Copy out, exactly and without additions, the lines from the one that contains "The picture is" to the one that contains "plt.rcParams['font.family'] = ['Liberation", both ends included.
-------- GIVEN INFORMATION --------
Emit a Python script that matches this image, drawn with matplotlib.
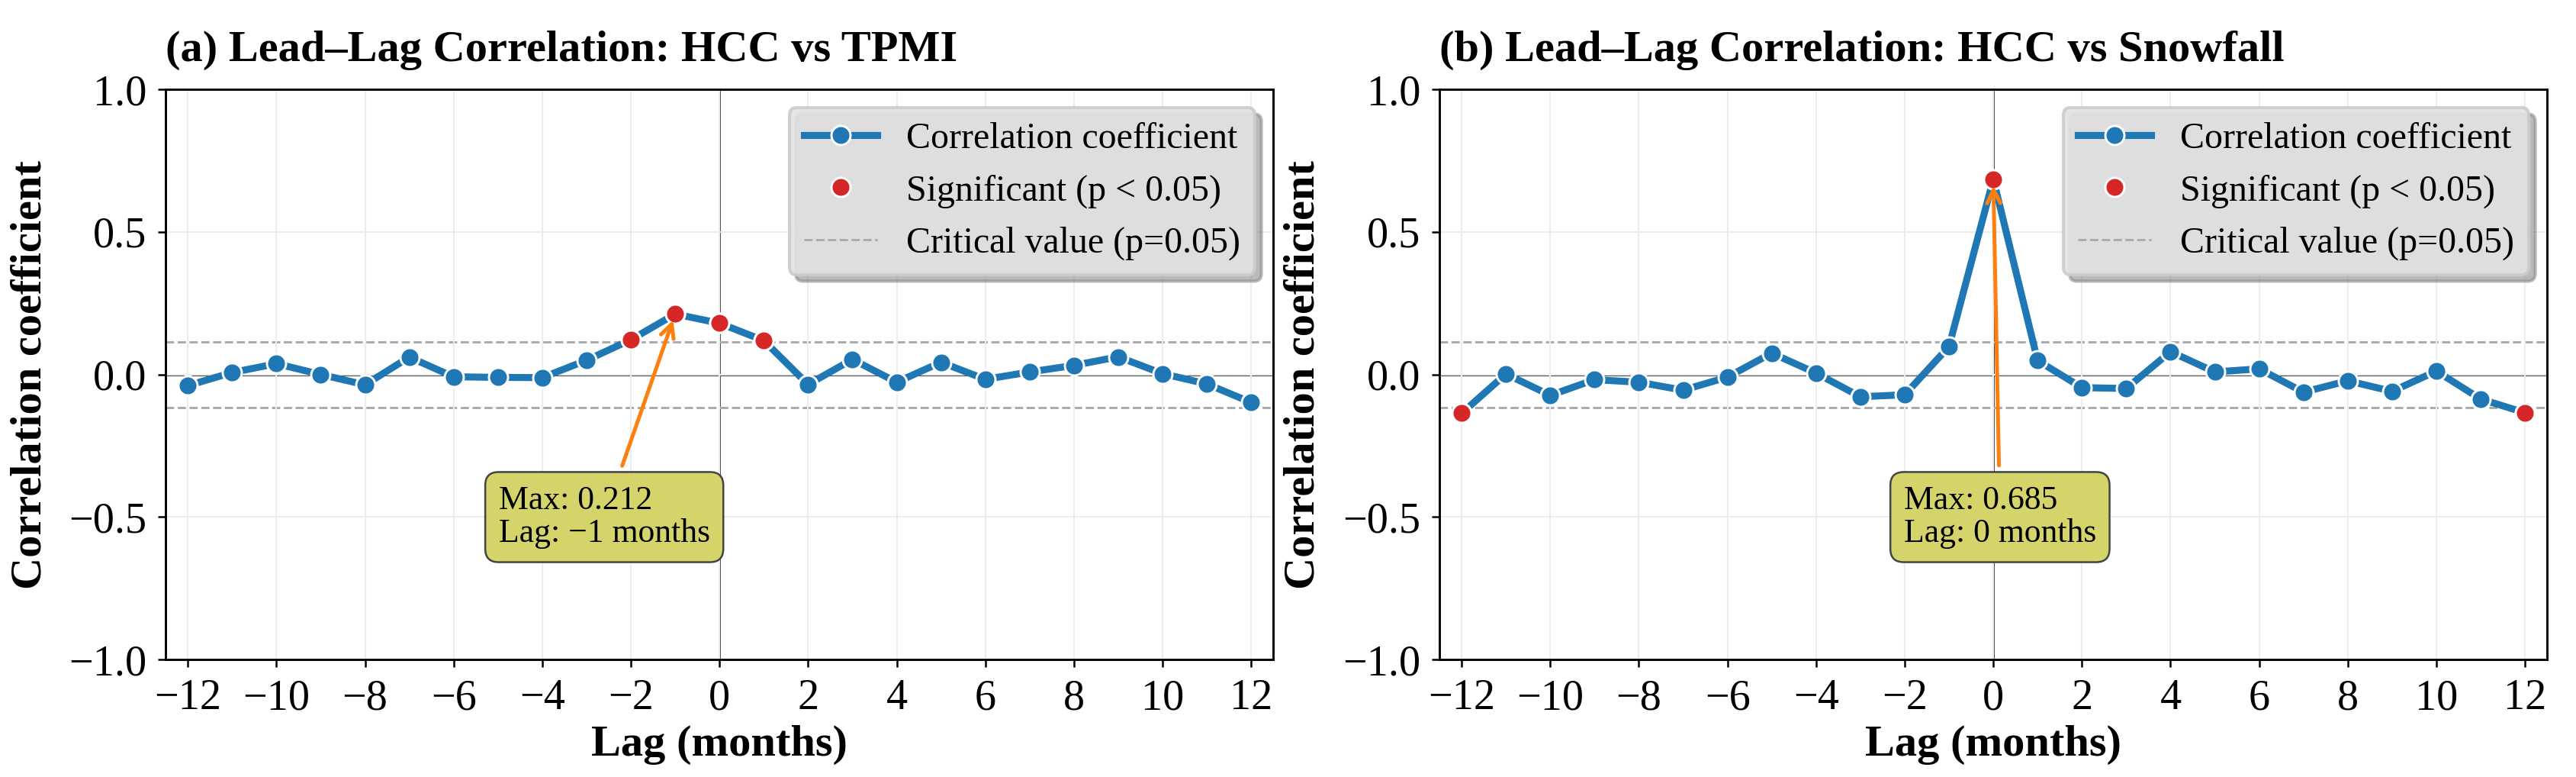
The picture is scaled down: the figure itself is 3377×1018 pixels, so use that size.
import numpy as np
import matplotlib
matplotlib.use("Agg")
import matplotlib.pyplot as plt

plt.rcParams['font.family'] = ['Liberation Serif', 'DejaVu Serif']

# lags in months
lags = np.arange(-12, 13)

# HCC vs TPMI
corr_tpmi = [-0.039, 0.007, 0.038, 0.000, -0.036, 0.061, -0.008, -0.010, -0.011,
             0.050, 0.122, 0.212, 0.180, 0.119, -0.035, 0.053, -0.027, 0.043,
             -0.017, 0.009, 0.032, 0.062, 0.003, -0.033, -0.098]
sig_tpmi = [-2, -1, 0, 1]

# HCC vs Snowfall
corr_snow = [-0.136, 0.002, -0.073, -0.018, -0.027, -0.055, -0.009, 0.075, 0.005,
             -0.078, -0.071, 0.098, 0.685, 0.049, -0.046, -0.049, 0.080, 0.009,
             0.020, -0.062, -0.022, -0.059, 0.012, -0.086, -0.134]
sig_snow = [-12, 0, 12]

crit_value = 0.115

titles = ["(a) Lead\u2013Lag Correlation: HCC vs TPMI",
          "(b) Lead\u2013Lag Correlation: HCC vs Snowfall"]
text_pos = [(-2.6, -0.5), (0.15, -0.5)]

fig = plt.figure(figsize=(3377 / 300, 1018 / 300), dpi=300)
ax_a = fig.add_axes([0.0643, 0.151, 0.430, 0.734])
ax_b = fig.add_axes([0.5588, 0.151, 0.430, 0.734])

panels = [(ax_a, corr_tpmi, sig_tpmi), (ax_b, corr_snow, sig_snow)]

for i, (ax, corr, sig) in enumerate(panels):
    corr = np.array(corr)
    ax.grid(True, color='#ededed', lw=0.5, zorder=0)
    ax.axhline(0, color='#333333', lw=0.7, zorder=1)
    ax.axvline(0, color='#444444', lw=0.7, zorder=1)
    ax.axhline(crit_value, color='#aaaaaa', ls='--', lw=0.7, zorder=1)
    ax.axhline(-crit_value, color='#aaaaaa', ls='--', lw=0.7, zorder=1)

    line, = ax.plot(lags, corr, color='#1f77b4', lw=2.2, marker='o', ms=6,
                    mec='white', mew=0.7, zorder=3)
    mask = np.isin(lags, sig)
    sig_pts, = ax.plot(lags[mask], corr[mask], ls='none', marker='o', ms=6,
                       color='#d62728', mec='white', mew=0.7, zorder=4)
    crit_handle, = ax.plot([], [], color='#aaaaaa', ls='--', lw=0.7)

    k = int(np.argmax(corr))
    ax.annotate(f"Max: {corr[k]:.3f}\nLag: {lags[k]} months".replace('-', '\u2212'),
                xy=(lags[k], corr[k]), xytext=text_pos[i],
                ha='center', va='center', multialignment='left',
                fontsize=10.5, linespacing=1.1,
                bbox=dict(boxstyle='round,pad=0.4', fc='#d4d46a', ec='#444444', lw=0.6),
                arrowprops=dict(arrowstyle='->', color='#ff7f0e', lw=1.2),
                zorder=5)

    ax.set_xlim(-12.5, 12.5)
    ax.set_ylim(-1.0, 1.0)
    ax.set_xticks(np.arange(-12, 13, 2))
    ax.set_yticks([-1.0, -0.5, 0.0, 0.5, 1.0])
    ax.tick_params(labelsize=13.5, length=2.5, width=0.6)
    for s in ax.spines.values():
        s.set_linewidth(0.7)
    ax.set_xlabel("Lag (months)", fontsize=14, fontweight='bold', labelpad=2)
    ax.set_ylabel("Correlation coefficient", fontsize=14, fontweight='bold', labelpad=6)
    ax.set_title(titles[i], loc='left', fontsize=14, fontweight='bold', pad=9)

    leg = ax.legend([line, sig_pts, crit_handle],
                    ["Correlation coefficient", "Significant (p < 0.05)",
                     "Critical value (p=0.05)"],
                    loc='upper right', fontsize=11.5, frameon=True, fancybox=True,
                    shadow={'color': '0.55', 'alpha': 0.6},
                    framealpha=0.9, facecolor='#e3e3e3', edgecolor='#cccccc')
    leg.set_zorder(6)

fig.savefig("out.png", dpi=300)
--------
**WRITTEN RESPONSE**
The picture is scaled down: the figure itself is 3377×1018 pixels, so use that size.
import numpy as np
import matplotlib
matplotlib.use("Agg")
import matplotlib.pyplot as plt

plt.rcParams['font.family'] = ['Liberation Serif', 'DejaVu Serif']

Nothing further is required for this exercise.